A block of data
==============================

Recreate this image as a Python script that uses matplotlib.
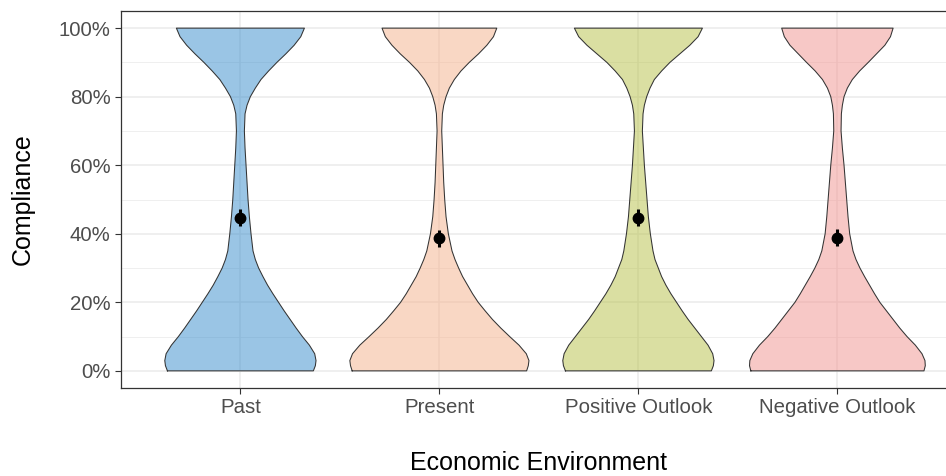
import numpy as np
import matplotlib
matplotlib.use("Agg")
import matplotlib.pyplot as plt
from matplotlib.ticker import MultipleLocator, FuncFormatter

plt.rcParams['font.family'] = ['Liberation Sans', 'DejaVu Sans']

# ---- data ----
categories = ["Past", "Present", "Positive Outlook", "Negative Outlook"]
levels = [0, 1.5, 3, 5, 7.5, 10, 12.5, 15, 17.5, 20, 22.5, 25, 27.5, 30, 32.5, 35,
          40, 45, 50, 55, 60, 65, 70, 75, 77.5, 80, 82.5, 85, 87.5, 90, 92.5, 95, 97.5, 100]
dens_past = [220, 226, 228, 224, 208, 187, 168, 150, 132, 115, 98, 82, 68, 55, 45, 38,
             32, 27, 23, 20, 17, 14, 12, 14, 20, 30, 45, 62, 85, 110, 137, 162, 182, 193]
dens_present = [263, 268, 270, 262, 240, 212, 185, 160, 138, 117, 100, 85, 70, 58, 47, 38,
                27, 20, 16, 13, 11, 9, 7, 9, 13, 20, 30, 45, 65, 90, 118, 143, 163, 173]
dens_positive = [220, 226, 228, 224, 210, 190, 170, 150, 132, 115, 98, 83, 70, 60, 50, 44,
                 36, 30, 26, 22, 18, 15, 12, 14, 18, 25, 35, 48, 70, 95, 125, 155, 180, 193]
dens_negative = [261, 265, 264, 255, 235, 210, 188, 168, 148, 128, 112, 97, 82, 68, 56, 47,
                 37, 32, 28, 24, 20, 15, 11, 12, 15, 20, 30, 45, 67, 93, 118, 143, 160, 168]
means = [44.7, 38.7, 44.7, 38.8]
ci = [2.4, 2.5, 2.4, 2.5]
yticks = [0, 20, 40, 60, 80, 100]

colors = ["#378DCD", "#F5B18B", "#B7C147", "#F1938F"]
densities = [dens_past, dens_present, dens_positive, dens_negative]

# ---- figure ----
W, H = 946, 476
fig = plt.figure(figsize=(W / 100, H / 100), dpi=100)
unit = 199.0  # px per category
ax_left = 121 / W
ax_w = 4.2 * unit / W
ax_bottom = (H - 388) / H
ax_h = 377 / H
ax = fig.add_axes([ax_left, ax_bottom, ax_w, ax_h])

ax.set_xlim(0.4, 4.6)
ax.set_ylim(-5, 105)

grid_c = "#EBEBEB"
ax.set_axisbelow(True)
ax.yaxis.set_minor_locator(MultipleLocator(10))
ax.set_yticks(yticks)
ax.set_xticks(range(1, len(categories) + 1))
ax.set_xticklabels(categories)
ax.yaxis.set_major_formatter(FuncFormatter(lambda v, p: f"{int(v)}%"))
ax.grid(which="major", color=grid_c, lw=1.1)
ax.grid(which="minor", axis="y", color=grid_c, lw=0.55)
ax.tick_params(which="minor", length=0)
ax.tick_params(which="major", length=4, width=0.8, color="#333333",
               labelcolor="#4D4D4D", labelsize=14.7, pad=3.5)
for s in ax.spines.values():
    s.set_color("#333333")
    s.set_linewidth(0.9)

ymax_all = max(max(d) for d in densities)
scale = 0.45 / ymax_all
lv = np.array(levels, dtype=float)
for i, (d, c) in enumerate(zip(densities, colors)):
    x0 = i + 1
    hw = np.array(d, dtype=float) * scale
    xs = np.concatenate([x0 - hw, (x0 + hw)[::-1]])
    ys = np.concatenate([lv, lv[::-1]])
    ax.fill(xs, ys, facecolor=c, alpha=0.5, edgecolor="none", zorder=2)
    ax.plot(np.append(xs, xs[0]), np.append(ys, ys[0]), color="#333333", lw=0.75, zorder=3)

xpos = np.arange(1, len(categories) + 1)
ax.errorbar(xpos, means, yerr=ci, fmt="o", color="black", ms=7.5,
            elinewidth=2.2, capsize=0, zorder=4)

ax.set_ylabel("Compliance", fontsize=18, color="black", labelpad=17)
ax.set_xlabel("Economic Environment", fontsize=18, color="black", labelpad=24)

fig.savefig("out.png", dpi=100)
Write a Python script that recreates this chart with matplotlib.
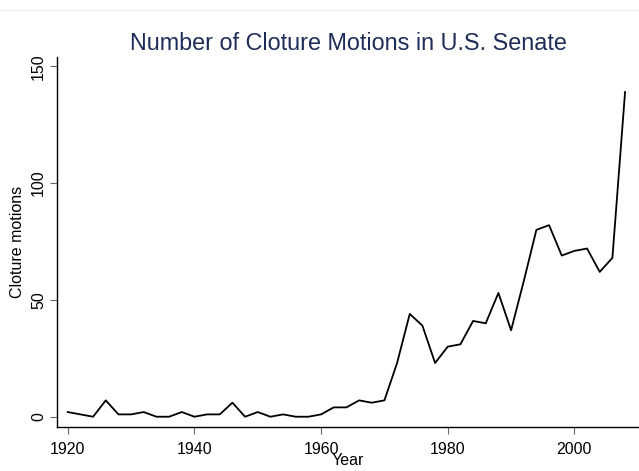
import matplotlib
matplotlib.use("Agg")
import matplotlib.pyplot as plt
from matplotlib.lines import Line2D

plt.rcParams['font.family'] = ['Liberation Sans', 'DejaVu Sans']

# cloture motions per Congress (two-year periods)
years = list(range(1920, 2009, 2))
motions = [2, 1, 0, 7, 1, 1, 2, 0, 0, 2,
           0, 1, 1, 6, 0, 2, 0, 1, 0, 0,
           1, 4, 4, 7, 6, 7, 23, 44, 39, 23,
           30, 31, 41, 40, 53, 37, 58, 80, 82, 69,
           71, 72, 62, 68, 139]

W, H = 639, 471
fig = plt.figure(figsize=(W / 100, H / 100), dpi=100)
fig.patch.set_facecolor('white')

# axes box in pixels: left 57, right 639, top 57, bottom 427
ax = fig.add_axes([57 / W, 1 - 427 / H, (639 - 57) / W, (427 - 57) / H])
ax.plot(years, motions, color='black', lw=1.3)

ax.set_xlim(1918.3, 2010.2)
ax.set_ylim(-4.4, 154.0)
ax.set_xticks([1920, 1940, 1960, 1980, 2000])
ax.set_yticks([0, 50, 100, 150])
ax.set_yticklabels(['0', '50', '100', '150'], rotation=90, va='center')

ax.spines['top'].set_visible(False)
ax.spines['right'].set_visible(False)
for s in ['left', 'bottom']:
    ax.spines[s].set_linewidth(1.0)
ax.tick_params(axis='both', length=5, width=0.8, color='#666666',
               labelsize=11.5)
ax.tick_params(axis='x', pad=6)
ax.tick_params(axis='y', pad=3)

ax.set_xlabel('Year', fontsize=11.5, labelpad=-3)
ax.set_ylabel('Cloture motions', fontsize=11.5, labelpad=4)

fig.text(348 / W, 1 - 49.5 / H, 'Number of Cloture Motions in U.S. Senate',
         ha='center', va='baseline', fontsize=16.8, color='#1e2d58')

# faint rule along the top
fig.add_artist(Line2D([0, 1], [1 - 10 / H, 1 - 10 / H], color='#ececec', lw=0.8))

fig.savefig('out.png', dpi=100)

==============================

Task objective
Go through the entries above and copy every line containing "Python".

Right answer
Recreate this image as a Python script that uses matplotlib.
Write a Python script that recreates this chart with matplotlib.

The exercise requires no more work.